◆ **Aim**: Check each line of the records below and collect those holding "this".
=-=-=-=-=
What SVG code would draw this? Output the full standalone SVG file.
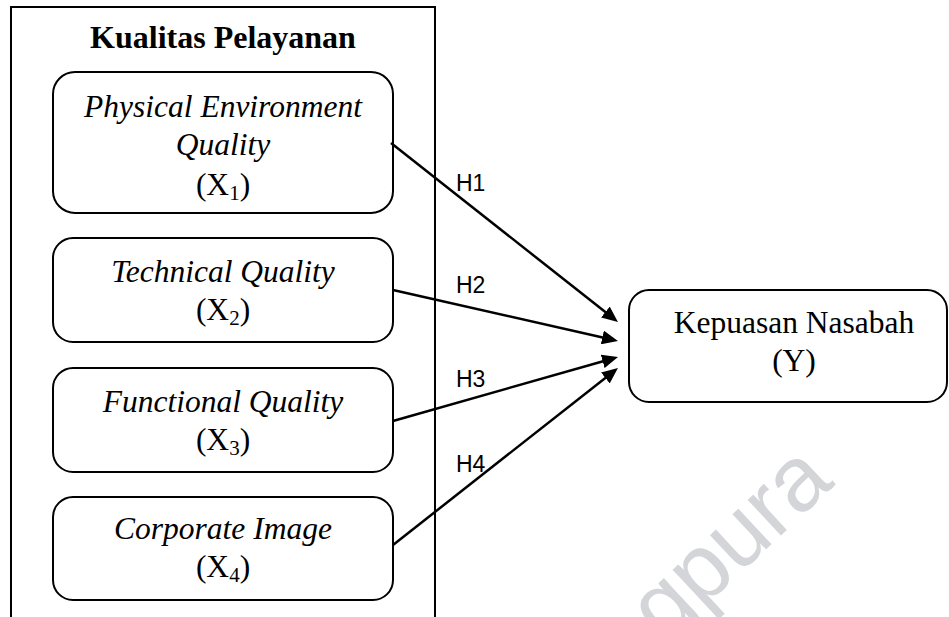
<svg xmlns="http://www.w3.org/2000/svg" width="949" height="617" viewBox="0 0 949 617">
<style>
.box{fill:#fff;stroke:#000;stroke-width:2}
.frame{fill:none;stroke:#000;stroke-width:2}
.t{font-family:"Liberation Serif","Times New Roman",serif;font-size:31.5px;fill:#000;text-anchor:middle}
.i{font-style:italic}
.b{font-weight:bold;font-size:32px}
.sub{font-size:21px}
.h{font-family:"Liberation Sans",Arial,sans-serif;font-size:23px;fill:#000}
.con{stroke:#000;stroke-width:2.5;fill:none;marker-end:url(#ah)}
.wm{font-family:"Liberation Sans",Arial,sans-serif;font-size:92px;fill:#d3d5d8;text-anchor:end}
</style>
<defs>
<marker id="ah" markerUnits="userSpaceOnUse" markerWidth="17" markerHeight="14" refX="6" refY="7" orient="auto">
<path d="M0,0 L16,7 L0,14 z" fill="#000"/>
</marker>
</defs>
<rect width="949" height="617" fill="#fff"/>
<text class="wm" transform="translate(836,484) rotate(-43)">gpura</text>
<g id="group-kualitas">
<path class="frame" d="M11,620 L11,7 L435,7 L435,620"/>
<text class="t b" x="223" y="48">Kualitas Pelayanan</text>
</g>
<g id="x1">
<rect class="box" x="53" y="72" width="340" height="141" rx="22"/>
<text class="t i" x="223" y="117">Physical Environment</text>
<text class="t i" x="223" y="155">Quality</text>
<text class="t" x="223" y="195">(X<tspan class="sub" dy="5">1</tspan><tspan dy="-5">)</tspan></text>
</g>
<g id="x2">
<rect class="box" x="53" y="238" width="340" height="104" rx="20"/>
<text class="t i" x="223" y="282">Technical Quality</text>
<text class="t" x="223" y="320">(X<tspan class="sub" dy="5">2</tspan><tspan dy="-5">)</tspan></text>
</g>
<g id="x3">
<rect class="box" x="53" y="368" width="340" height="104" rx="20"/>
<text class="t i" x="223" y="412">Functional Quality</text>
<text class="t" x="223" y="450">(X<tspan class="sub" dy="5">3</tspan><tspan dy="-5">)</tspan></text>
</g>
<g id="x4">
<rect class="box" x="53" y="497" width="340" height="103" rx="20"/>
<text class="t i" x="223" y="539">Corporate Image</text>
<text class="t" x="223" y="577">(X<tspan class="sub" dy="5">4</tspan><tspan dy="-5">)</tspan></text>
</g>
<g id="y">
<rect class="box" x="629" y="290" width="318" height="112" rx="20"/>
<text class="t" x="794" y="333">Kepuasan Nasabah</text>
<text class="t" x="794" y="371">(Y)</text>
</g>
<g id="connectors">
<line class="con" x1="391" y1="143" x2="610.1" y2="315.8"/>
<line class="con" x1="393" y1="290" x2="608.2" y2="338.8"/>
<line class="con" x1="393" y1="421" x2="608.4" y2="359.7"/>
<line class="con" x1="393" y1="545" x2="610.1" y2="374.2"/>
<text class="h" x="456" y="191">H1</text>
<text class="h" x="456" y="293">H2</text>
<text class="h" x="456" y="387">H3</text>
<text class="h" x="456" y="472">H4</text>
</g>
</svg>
=-=-=-=-=
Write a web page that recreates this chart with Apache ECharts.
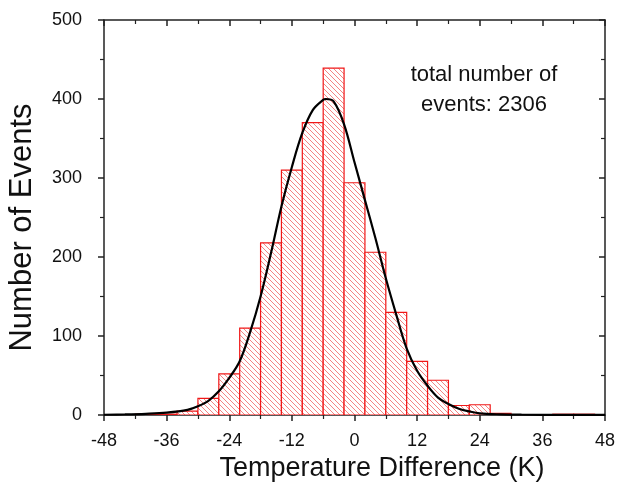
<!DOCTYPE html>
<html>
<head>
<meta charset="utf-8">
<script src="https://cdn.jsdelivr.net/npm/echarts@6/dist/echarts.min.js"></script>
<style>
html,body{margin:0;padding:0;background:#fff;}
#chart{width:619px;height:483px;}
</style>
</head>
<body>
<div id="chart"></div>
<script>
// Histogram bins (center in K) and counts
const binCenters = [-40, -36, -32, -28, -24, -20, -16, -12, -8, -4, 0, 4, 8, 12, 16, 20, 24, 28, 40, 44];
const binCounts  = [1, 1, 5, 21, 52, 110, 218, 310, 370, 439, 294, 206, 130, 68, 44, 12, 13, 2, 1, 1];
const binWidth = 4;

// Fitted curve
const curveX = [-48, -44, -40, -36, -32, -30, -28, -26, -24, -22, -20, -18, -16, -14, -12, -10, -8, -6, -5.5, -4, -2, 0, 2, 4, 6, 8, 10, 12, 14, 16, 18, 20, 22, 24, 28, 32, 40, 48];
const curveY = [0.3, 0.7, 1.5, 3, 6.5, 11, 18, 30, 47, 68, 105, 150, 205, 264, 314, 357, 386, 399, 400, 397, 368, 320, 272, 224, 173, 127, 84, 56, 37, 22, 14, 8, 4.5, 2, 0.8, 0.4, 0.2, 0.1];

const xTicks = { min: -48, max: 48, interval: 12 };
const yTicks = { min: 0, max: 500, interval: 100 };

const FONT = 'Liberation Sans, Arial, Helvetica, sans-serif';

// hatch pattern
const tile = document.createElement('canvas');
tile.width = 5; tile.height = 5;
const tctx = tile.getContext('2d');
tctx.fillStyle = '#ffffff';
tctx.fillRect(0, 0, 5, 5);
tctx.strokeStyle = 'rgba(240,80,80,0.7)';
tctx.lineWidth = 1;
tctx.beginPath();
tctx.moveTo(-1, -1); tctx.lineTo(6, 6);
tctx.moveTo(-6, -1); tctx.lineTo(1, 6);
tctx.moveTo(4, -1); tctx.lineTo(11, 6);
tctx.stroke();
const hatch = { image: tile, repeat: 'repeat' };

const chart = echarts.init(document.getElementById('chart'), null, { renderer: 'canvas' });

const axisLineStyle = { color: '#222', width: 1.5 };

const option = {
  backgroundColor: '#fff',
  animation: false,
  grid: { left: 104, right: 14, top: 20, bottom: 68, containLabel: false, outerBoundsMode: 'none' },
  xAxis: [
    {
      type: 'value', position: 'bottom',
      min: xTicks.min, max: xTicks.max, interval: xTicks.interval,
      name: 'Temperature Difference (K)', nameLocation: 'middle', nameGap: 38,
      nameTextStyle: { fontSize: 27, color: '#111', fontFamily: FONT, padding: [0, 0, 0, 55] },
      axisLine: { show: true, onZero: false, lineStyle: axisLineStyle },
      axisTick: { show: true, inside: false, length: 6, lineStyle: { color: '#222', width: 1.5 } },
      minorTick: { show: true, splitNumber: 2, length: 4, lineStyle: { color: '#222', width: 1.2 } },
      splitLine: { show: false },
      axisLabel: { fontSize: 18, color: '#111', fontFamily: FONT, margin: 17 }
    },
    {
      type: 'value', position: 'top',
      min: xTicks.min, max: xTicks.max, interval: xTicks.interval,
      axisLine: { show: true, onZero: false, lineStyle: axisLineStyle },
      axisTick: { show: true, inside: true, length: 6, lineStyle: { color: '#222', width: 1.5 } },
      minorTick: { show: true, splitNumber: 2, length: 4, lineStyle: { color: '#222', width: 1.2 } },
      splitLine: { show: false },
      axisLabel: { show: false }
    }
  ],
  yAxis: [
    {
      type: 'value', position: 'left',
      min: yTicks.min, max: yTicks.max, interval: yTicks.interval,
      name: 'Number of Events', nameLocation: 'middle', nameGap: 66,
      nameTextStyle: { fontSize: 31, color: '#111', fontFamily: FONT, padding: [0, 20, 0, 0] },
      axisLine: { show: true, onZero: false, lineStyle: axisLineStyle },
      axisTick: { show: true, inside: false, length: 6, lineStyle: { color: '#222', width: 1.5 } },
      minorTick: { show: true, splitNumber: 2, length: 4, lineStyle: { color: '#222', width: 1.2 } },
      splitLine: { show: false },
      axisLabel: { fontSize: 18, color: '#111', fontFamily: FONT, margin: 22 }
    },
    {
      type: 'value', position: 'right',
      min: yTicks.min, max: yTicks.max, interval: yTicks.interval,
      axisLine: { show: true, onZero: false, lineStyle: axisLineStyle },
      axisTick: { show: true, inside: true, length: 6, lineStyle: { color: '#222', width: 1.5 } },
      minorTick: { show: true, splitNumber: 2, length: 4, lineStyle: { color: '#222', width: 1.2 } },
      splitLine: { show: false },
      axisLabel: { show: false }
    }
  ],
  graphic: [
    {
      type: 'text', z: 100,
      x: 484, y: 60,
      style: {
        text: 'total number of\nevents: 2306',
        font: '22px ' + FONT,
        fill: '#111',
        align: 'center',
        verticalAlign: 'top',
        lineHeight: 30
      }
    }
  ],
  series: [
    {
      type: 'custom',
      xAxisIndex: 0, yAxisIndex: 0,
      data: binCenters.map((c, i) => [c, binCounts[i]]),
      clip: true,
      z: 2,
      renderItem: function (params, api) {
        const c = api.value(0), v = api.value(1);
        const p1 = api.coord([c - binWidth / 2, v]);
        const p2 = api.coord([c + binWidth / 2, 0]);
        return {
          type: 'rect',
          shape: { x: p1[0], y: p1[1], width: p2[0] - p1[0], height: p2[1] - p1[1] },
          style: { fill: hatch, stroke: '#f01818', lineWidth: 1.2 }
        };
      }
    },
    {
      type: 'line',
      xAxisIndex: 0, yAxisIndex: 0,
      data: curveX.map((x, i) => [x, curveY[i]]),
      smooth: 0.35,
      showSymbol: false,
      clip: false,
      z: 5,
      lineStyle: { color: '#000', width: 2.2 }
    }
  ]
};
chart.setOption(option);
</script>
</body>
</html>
=-=-=-=-=
◆ **Response to the task**:
What SVG code would draw this? Output the full standalone SVG file.
Write a web page that recreates this chart with Apache ECharts.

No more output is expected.